Il dieci marzo, i giurati di un tribunale di Los Angeles hanno imposto agli autori Pharrell Williams e Robin Thicke il pagamento di 7,3 milioni di dollari alla famiglia di Marvin Gaye. Secondo i giurati, una canzone di successo di Thicke e Williams, “Blurred Lines”, ha violato il copyright di una canzone di Gaye del 1977, “Got to Give It Up”. Sia Thicke che Williams hanno ammesso di essere stati influenzati da Gaye per quanto riguarda “Blurred Lines”, ma hanno negato di aver copiato intenzionalmente.

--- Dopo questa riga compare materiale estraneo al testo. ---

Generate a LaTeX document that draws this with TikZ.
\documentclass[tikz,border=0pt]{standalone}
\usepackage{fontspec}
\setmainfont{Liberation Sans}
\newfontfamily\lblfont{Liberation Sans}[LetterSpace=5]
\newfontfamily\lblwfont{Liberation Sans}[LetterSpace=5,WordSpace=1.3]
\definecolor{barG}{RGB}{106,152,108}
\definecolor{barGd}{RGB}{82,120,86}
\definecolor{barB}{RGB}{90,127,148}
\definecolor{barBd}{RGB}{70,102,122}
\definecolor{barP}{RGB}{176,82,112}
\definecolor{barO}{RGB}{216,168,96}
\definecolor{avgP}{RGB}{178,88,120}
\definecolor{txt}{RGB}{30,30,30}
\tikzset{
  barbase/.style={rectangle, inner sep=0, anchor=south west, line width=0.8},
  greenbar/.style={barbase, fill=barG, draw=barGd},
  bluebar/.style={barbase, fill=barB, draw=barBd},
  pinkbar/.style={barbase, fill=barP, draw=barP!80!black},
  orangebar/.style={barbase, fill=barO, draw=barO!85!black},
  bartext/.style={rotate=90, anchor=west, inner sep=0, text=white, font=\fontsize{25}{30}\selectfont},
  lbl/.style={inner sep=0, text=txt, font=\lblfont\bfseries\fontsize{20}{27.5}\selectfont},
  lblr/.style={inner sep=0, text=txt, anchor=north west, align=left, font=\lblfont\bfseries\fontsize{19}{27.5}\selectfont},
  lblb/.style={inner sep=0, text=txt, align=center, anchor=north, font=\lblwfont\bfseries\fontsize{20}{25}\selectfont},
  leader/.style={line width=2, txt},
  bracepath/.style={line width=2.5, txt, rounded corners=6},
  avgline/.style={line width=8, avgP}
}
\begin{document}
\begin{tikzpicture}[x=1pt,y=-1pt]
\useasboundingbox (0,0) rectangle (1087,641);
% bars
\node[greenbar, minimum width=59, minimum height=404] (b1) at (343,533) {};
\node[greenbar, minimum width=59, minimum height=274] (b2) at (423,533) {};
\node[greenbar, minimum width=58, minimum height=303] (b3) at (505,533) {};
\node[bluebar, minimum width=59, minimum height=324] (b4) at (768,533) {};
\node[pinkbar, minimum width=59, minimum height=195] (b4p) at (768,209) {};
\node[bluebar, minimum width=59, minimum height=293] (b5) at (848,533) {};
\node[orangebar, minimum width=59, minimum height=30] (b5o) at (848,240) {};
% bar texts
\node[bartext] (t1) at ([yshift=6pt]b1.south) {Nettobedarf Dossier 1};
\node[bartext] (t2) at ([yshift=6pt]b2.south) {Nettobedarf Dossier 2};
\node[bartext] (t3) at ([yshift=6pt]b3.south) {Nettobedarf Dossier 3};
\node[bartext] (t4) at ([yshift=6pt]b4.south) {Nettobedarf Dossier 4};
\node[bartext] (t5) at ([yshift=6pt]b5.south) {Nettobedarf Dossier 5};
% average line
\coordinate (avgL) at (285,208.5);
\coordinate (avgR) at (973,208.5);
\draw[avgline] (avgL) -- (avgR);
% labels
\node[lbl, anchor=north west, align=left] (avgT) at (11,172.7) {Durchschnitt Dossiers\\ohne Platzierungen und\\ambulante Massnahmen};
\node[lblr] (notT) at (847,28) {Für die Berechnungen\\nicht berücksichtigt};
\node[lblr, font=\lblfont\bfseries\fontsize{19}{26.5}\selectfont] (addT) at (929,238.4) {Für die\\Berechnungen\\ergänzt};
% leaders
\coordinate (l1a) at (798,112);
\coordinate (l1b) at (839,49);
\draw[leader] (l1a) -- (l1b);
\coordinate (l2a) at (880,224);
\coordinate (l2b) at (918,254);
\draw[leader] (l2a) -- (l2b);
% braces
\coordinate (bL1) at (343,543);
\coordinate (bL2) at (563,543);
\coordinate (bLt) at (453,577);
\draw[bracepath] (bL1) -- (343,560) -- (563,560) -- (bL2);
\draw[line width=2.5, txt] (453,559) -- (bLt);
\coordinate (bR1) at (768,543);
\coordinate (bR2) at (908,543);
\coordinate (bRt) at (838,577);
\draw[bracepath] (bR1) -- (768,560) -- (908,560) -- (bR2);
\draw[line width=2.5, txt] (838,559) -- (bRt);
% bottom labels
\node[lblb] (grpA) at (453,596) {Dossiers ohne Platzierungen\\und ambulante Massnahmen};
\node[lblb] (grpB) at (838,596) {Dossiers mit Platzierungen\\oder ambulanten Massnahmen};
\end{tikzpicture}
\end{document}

Questo non è il primo caso in cui una canzone popolare è finita in tribunale per violazione del copyright. Tra gli imputati del passato ci sono i Radiohead, i Beatles, i Led Zeppelin, Avril Lavigne, Coldplay, Johnny Cash, George Harrison, Rod Stewart e i Flaming Lips. In un caso particolare, l’ex uomo di punta dei Creedence Clearwater Revival, John Fogerty, fu denunciato perché una delle sue canzoni somigliava troppo ad una che lui stesso aveva scritto per il suo vecchio gruppo.

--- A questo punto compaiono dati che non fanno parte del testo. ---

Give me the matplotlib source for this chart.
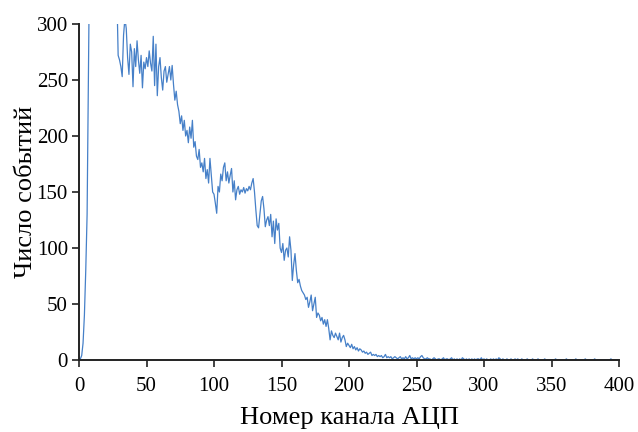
import numpy as np
import matplotlib
matplotlib.use("Agg")
import matplotlib.pyplot as plt

# counts per ADC channel (0..399)
counts = [
    0, 1, 4, 15, 40, 80, 130, 260, 380, 520,
    700, 850, 950, 1000, 980, 940, 880, 820, 760, 700,
    640, 590, 540, 500, 460, 420, 390, 360, 330, 272,
    268, 262, 253, 290, 305, 296, 270, 255, 282, 275,
    244, 278, 262, 285, 268, 256, 272, 243, 266, 260,
    270, 262, 276, 265, 258, 289, 245, 282, 236, 262,
    270, 252, 241, 258, 262, 248, 255, 262, 250, 263,
    246, 232, 240, 228, 222, 211, 218, 205, 214, 200,
    205, 194, 208, 198, 214, 190, 195, 182, 179, 188,
    172, 176, 168, 180, 162, 170, 158, 180, 165, 150,
    148, 140, 131, 155, 150, 166, 160, 172, 176, 160,
    168, 158, 165, 171, 150, 160, 143, 152, 155, 148,
    152, 150, 154, 149, 153, 151, 155, 152, 158, 162,
    150, 134, 120, 118, 130, 142, 146, 135, 119, 125,
    128, 120, 130, 110, 124, 104, 126, 116, 122, 100,
    96, 104, 89, 98, 100, 92, 110, 98, 71, 85,
    95, 80, 69, 72, 66, 62, 60, 58, 54, 56,
    47, 52, 58, 44, 50, 56, 38, 42, 40, 35,
    38, 32, 36, 30, 36, 28, 18, 26, 22, 20,
    24, 21, 18, 24, 16, 20, 22, 18, 12, 15,
    13, 11, 14, 10, 12, 9, 11, 8, 10, 9,
    7, 8, 6, 7, 5, 6, 7, 4, 5, 4,
    5, 3, 4, 3, 4, 2, 3, 5, 2, 3,
    2, 3, 1, 2, 3, 2, 1, 2, 3, 1,
    2, 1, 3, 1, 2, 4, 1, 2, 1, 2,
    1, 2, 1, 3, 4, 2, 1, 1, 2, 1,
    1, 0, 1, 2, 1, 0, 1, 1, 0, 1,
    2, 0, 1, 1, 0, 1, 2, 0, 1, 0,
    1, 0, 1, 0, 2, 1, 0, 1, 0, 1,
    0, 1, 0, 1, 0, 1, 1, 0, 2, 0,
    1, 0, 1, 0, 0, 1, 0, 1, 0, 1,
    0, 2, 1, 0, 1, 0, 0, 1, 0, 0,
    1, 0, 0, 1, 0, 1, 0, 0, 1, 0,
    0, 0, 1, 0, 0, 0, 1, 0, 0, 0,
    1, 0, 0, 0, 0, 1, 0, 0, 0, 0,
    0, 0, 0, 1, 0, 0, 0, 0, 0, 0,
    0, 1, 0, 0, 0, 0, 0, 0, 1, 0,
    0, 0, 0, 0, 0, 1, 0, 0, 0, 0,
    0, 0, 1, 0, 0, 0, 0, 0, 0, 0,
    0, 0, 0, 0, 1, 0, 0, 0, 0, 0,
]
channels = np.arange(len(counts))

x_ticks = [0, 50, 100, 150, 200, 250, 300, 350, 400]
y_ticks = [0, 50, 100, 150, 200, 250, 300]

plt.rcParams['font.family'] = ['Liberation Serif', 'DejaVu Serif']

fig = plt.figure(figsize=(6.38, 4.32), dpi=100)
ax = fig.add_axes([79/638, 1-360/432, 540/638, 336/432])

ax.plot(channels, counts, color='#4680c8', lw=0.9, clip_on=True)

ax.set_xlim(0, 400)
ax.set_ylim(0, 300)
ax.set_xticks(x_ticks)
ax.set_yticks(y_ticks)

for side in ['top', 'right']:
    ax.spines[side].set_visible(False)
for side in ['left', 'bottom']:
    ax.spines[side].set_linewidth(1.4)
    ax.spines[side].set_color('#222222')

ax.tick_params(direction='out', length=5, width=1.2, colors='#222222',
               labelsize=15, labelcolor='black')
ax.tick_params(axis='x', pad=7)
ax.tick_params(axis='y', pad=3)

ax.set_xlabel('Номер канала АЦП', fontsize=19, labelpad=8)
ax.set_ylabel('Число событий', fontsize=19, labelpad=0)

fig.savefig('out.png', dpi=100)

La musica pop fa un uso così massiccio degli stessi accordi, giri di basso e sequenze ritmiche che trovare un brano che non somigli ad un altro è un’impresa. Il confine tra influenza e copiatura è ugualmente confuso; i video mash-up che miscelano brani simili sono molto diffusi su internet, di solito accompagnati da commenti che dicono che questo o quell’artista ha copiato da quell’altro. In ultima istanza, tutta la musica pop è un derivato, e la differenza tra copiatura e influenza è una questione sfumata.

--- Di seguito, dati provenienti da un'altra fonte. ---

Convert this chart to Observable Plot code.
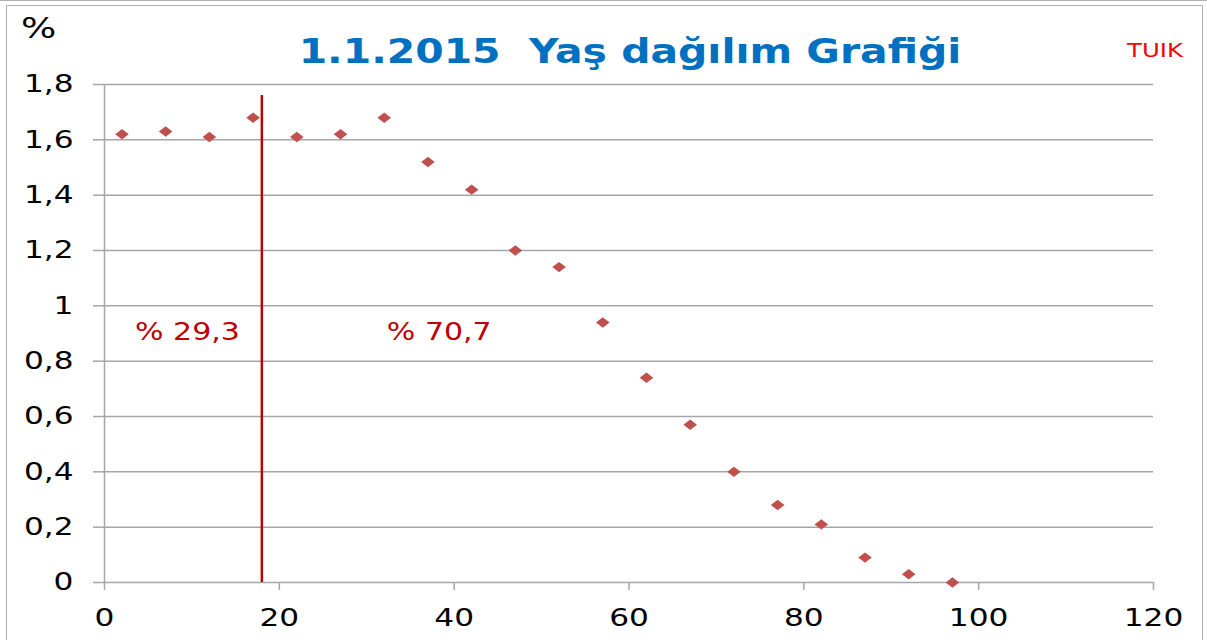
<!DOCTYPE html>
<html>
<head>
<meta charset="utf-8">
<script src="https://cdn.jsdelivr.net/npm/d3@7"></script>
<script src="https://cdn.jsdelivr.net/npm/@observablehq/plot@0.6"></script>
<style>
  html, body { margin: 0; padding: 0; background: #fff; }
  #wrap { position: relative; width: 1207px; height: 640px; overflow: hidden; font-family: "DejaVu Sans", Verdana, sans-serif; }
  #frame { position: absolute; left: 6px; top: 5px; width: 1197px; height: 660px; border: 1.5px solid #b0b0b0; box-sizing: border-box; }
  #topline { position: absolute; left: 0; top: 0; width: 1207px; height: 0; border-top: 1.5px solid #b0b0b0; }
  .lbl { position: absolute; white-space: nowrap; }
  #pct { left: 21px; top: 11px; font-size: 29px; color: #000; transform: scaleX(1.28); transform-origin: 0 0; }
  #title { left: 0; width: 1260px; text-align: center; top: 32px; font-size: 33px; font-weight: bold; color: #0070C0; transform: scaleX(1.24); transform-origin: 630px 0; }
  #tuik { left: 1127px; top: 38px; font-size: 20px; color: #FF0000; transform: scaleX(1.22); transform-origin: 0 0; }
  svg { position: absolute; left: 0; top: 0; }
</style>
</head>
<body>
<div id="wrap">
  <div id="topline"></div>
  <div id="frame"></div>
  <div id="chart"></div>
  <div class="lbl" id="pct">%</div>
  <div class="lbl" id="title">1.1.2015&nbsp; Yaş dağılım Grafiği</div>
  <div class="lbl" id="tuik">TUIK</div>
</div>
<script>
// Age group midpoints (years)
const ages = [2, 7, 12, 17, 22, 27, 32, 37, 42, 47, 52, 57, 62, 67, 72, 77, 82, 87, 92, 97];
// Share of population per single year of age (%)
const shares = [1.62, 1.63, 1.61, 1.68, 1.61, 1.62, 1.68, 1.52, 1.42, 1.20, 1.14, 0.94, 0.74, 0.57, 0.40, 0.28, 0.21, 0.09, 0.03, 0.00];
// Split line at age 18
const splitAge = [18];
const splitTop = 1.76;
// Annotation labels
const noteLabels = ["% 29,3", "% 70,7"];
const noteX = [3.5, 32.3];
const noteY = [0.905, 0.905];
// Axis ticks
const xTicks = [0, 20, 40, 60, 80, 100, 120];
const yTicks = [0, 0.2, 0.4, 0.6, 0.8, 1.0, 1.2, 1.4, 1.6, 1.8];

const points = ages.map((a, i) => ({age: a, share: shares[i]}));
const notes = noteLabels.map((t, i) => ({text: t, x: noteX[i], y: noteY[i]}));
const fmt = d => String(+d.toFixed(1)).replace(".", ",");

const diamond = {
  draw(ctx, size) {
    const w = 6.8, h = 5.2;
    ctx.moveTo(0, -h); ctx.lineTo(w, 0); ctx.lineTo(0, h); ctx.lineTo(-w, 0); ctx.closePath();
  }
};

const gridColor = "#a6a6a6";

const chart = Plot.plot({
  width: 1207,
  height: 640,
  marginLeft: 104,
  marginRight: 54,
  marginTop: 84,
  marginBottom: 58,
  style: {fontFamily: "'DejaVu Sans', Verdana, sans-serif", fontSize: "24px", background: "transparent", overflow: "visible"},
  x: {domain: [0, 120]},
  y: {domain: [0, 1.8]},
  marks: [
    Plot.gridY(yTicks, {stroke: gridColor, strokeOpacity: 1, strokeWidth: 1.5}),
    Plot.ruleX([0], {y1: 0, y2: 1.8, stroke: gridColor, strokeWidth: 1.5}),
    Plot.axisY(yTicks, {tickSize: 11, tickPadding: 20, tickFormat: fmt, stroke: gridColor, strokeWidth: 1.5, fill: "#000", label: null, fontSize: 24}),
    Plot.axisX(xTicks, {tickSize: 8, tickPadding: 18, tickFormat: d => String(d), stroke: gridColor, strokeWidth: 1.5, fill: "#000", label: null, fontSize: 24}),
    Plot.ruleX(splitAge, {y1: 0, y2: splitTop, stroke: "#C00000", strokeWidth: 2.5}),
    Plot.dot(points, {x: "age", y: "share", symbol: diamond, fill: "#C0504D", stroke: "none", r: 5}),
    Plot.text(notes, {x: "x", y: "y", text: "text", textAnchor: "start", fill: "#C00000", fontSize: 24})
  ]
});
document.getElementById("chart").appendChild(chart);
// widen glyphs horizontally, as in the reference picture (anchor kept in place)
chart.querySelectorAll("text").forEach(el => {
  const len = el.getComputedTextLength();
  if (len > 0) {
    const k = noteLabels.includes(el.textContent) ? 1.25 : 1.3;
    el.setAttribute("textLength", (len * k).toFixed(1));
    el.setAttribute("lengthAdjust", "spacingAndGlyphs");
  }
});
</script>
</body>
</html>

La pratica di garantire monopoli sotto forma di copyright su certe combinazioni musicali crea problemi. Il copyright restringe la libertà di espressione, fa salire i costi della creatività e permette a certe persone di campare per decenni sfruttando opere dei loro antenati a spese della popolazione. Marvin Gaye era un cantante, compositore, produttore e strumentista eccezionale. Il suo assassinio è indubbiamente una delle più grandi tragedie del mondo musicale americano. Ma questo non giustifica il monopolio dei suoi discendenti sui giri di basso usati da lui 38 anni fa.
Dopo la multa multimilionaria, l’avvocato della famiglia Gaye, Richard Busch, spera ora di bloccare la vendita di “Blurred Lines”. Anche se non è facile difendere una canzone accusata di banalizzazione del sesso, bloccarne la vendita è un’evidente violazione della libertà di espressione. La fama di grande musicista americano che spetta a Marvin Gaye non è stata compromessa da alcuni musicisti minori che hanno imitato, o anche copiato, le sue opere. Se non altro, la popolarità di “Blurred Lines” dovrebbe aver svegliato l’interesse dei giovani per la musica di Gaye.
Lasciare che i musicisti prendano liberamente da brani del passato amplia al massimo la libertà creativa e tiene in vita il passato. Oggi il copyright è sempre meno applicabile. Con internet lo scambio libero di informazioni è così facile che lo stato non può farci nulla. Per lo stato, far rispettare il copyright significa mettere in atto azioni sempre più intrusive, costose e draconiane.
Chi guarda al futuro, come i Radiohead e i Death Grips, si è già adattato al nuovo clima mettendo in commercio i propri brani a prezzi dettati dai consumatori. L’industria dell’intrattenimento è costretta a adattarsi al nuovo flusso di informazioni, di cui ha perso il controllo. La speranza è che questa ritrovata libertà di informazione porti ad una libertà creativa.